▶ **Data extract**:

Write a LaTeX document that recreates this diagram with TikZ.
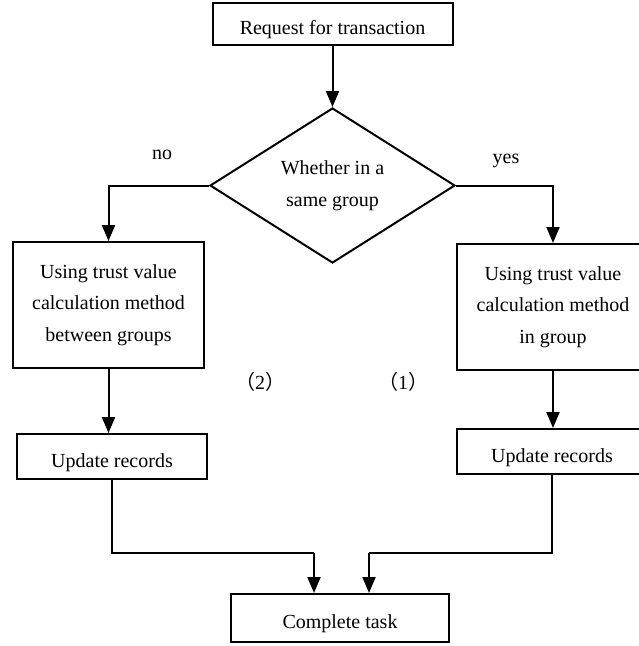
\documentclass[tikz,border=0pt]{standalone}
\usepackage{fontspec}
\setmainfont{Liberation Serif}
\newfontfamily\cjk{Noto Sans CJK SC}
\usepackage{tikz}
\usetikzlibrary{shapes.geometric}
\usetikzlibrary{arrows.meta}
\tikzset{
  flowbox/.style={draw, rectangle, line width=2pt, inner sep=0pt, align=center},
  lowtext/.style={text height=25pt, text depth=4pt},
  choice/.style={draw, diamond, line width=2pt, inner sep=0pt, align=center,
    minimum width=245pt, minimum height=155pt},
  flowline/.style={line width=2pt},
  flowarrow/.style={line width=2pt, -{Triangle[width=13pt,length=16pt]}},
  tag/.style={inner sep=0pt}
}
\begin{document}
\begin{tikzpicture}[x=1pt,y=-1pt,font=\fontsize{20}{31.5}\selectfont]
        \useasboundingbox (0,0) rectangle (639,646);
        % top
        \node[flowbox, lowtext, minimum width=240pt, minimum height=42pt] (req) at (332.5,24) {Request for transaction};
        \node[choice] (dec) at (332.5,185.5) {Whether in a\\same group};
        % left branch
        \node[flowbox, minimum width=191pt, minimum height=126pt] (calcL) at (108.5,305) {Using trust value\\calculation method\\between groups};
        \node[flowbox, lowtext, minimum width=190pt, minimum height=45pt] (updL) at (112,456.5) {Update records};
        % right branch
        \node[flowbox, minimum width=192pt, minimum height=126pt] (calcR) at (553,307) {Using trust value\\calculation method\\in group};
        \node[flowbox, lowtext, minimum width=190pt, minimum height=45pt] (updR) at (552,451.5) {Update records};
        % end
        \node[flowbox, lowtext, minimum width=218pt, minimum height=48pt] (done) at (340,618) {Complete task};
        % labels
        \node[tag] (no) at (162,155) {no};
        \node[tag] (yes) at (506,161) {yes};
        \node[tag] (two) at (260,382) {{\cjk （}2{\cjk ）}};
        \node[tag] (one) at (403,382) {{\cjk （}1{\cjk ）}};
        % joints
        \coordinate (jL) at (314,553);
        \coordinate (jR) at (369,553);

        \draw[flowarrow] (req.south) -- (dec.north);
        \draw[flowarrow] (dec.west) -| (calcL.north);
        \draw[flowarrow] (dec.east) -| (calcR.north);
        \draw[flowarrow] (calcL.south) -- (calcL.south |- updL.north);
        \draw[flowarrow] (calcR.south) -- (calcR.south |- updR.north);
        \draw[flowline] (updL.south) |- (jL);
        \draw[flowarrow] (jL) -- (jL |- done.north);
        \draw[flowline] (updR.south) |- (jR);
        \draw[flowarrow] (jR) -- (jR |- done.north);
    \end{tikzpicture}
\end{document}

▶ **Exercise description**:
Transcribe the material exactly, keeping every word and none of the pictures.

▶ **Answer in full**:
Write a LaTeX document that recreates this diagram with TikZ.
\documentclass[tikz,border=0pt]{standalone}
\usepackage{fontspec}
\setmainfont{Liberation Serif}
\newfontfamily\cjk{Noto Sans CJK SC}
\usepackage{tikz}
\usetikzlibrary{shapes.geometric}
\usetikzlibrary{arrows.meta}
\tikzset{
  flowbox/.style={draw, rectangle, line width=2pt, inner sep=0pt, align=center},
  lowtext/.style={text height=25pt, text depth=4pt},
  choice/.style={draw, diamond, line width=2pt, inner sep=0pt, align=center,
    minimum width=245pt, minimum height=155pt},
  flowline/.style={line width=2pt},
  flowarrow/.style={line width=2pt, -{Triangle[width=13pt,length=16pt]}},
  tag/.style={inner sep=0pt}
}
\begin{document}
\begin{tikzpicture}[x=1pt,y=-1pt,font=\fontsize{20}{31.5}\selectfont]
        \useasboundingbox (0,0) rectangle (639,646);
        % top
        \node[flowbox, lowtext, minimum width=240pt, minimum height=42pt] (req) at (332.5,24) {Request for transaction};
        \node[choice] (dec) at (332.5,185.5) {Whether in a\\same group};
        % left branch
        \node[flowbox, minimum width=191pt, minimum height=126pt] (calcL) at (108.5,305) {Using trust value\\calculation method\\between groups};
        \node[flowbox, lowtext, minimum width=190pt, minimum height=45pt] (updL) at (112,456.5) {Update records};
        % right branch
        \node[flowbox, minimum width=192pt, minimum height=126pt] (calcR) at (553,307) {Using trust value\\calculation method\\in group};
        \node[flowbox, lowtext, minimum width=190pt, minimum height=45pt] (updR) at (552,451.5) {Update records};
        % end
        \node[flowbox, lowtext, minimum width=218pt, minimum height=48pt] (done) at (340,618) {Complete task};
        % labels
        \node[tag] (no) at (162,155) {no};
        \node[tag] (yes) at (506,161) {yes};
        \node[tag] (two) at (260,382) {{\cjk （}2{\cjk ）}};
        \node[tag] (one) at (403,382) {{\cjk （}1{\cjk ）}};
        % joints
        \coordinate (jL) at (314,553);
        \coordinate (jR) at (369,553);

        \draw[flowarrow] (req.south) -- (dec.north);
        \draw[flowarrow] (dec.west) -| (calcL.north);
        \draw[flowarrow] (dec.east) -| (calcR.north);
        \draw[flowarrow] (calcL.south) -- (calcL.south |- updL.north);
        \draw[flowarrow] (calcR.south) -- (calcR.south |- updR.north);
        \draw[flowline] (updL.south) |- (jL);
        \draw[flowarrow] (jL) -- (jL |- done.north);
        \draw[flowline] (updR.south) |- (jR);
        \draw[flowarrow] (jR) -- (jR |- done.north);
    \end{tikzpicture}
\end{document}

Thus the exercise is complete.